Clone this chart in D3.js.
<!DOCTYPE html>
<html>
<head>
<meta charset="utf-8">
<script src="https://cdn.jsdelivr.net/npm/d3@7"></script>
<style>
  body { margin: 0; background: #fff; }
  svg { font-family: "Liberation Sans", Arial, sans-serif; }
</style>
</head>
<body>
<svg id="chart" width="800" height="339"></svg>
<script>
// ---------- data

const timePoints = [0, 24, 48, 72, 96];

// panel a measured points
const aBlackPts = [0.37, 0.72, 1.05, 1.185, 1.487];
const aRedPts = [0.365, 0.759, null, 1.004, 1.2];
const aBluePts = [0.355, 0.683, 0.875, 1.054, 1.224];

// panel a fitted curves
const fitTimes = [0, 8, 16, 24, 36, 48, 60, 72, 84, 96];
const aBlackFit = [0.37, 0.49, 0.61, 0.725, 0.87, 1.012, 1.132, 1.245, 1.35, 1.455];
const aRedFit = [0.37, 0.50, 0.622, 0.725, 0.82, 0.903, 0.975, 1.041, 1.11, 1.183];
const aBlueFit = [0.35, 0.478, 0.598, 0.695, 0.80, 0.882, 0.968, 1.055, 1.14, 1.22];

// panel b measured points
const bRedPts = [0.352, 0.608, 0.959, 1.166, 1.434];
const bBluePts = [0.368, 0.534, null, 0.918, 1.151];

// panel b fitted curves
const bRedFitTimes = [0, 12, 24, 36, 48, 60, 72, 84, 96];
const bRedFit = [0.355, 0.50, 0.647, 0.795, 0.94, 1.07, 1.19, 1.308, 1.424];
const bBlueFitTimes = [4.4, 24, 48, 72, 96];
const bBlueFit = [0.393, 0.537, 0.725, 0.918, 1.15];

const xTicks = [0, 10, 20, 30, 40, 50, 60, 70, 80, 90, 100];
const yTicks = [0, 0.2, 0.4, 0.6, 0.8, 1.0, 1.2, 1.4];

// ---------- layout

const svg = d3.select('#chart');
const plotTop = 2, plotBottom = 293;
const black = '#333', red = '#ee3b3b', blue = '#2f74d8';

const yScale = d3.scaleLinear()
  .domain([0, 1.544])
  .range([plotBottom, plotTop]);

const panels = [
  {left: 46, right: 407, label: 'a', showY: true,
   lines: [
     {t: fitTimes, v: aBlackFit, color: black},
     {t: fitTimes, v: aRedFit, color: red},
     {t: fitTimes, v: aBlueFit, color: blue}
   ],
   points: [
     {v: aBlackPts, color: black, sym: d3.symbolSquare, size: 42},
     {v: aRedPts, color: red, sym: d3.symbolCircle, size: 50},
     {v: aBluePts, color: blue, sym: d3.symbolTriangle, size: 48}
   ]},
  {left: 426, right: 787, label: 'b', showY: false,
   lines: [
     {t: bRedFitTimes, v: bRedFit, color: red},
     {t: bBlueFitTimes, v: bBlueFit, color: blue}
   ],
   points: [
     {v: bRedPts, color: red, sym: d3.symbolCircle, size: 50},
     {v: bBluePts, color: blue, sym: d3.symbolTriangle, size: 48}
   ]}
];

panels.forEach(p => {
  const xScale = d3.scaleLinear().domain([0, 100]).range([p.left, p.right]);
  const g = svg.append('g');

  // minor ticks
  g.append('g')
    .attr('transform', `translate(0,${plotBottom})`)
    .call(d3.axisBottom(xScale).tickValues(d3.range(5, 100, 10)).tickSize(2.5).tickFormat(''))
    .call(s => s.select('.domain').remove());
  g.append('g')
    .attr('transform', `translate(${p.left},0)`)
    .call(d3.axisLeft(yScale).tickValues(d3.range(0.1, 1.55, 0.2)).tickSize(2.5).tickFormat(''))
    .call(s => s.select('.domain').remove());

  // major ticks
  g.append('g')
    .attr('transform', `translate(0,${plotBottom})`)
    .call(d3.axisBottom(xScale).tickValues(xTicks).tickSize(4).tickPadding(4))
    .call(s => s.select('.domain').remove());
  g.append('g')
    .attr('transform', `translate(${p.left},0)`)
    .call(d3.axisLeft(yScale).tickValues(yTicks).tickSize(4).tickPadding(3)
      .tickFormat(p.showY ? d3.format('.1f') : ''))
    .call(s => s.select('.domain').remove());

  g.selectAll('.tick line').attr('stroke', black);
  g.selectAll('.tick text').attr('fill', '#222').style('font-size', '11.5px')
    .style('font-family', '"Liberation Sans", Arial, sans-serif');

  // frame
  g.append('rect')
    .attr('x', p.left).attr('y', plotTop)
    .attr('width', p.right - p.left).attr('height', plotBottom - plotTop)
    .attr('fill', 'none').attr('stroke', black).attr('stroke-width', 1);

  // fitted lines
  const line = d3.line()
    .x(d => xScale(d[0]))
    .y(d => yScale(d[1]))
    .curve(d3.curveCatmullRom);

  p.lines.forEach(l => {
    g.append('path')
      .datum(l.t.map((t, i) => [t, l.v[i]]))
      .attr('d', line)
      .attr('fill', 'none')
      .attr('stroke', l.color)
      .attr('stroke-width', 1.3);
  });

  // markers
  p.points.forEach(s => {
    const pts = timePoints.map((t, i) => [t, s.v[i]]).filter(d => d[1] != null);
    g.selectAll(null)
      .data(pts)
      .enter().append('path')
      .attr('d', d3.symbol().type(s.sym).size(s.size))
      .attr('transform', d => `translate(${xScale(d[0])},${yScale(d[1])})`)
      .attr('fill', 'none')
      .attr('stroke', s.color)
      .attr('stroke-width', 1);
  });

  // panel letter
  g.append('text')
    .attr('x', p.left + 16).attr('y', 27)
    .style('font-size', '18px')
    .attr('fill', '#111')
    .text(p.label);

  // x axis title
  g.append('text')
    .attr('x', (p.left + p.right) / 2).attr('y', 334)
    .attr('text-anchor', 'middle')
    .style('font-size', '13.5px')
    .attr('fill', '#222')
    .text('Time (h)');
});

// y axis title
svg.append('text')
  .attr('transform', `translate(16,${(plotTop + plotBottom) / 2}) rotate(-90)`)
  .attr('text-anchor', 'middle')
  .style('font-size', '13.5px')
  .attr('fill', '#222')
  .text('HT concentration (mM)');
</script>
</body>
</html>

**What is needed**
Give back the listing exactly, please, from its first line to the line containing "const timePoints = [0, 24, 48, 72, 96];", inclusive, and nothing past that line.

**Result of the task**
Clone this chart in D3.js.
<!DOCTYPE html>
<html>
<head>
<meta charset="utf-8">
<script src="https://cdn.jsdelivr.net/npm/d3@7"></script>
<style>
  body { margin: 0; background: #fff; }
  svg { font-family: "Liberation Sans", Arial, sans-serif; }
</style>
</head>
<body>
<svg id="chart" width="800" height="339"></svg>
<script>
// ---------- data

const timePoints = [0, 24, 48, 72, 96];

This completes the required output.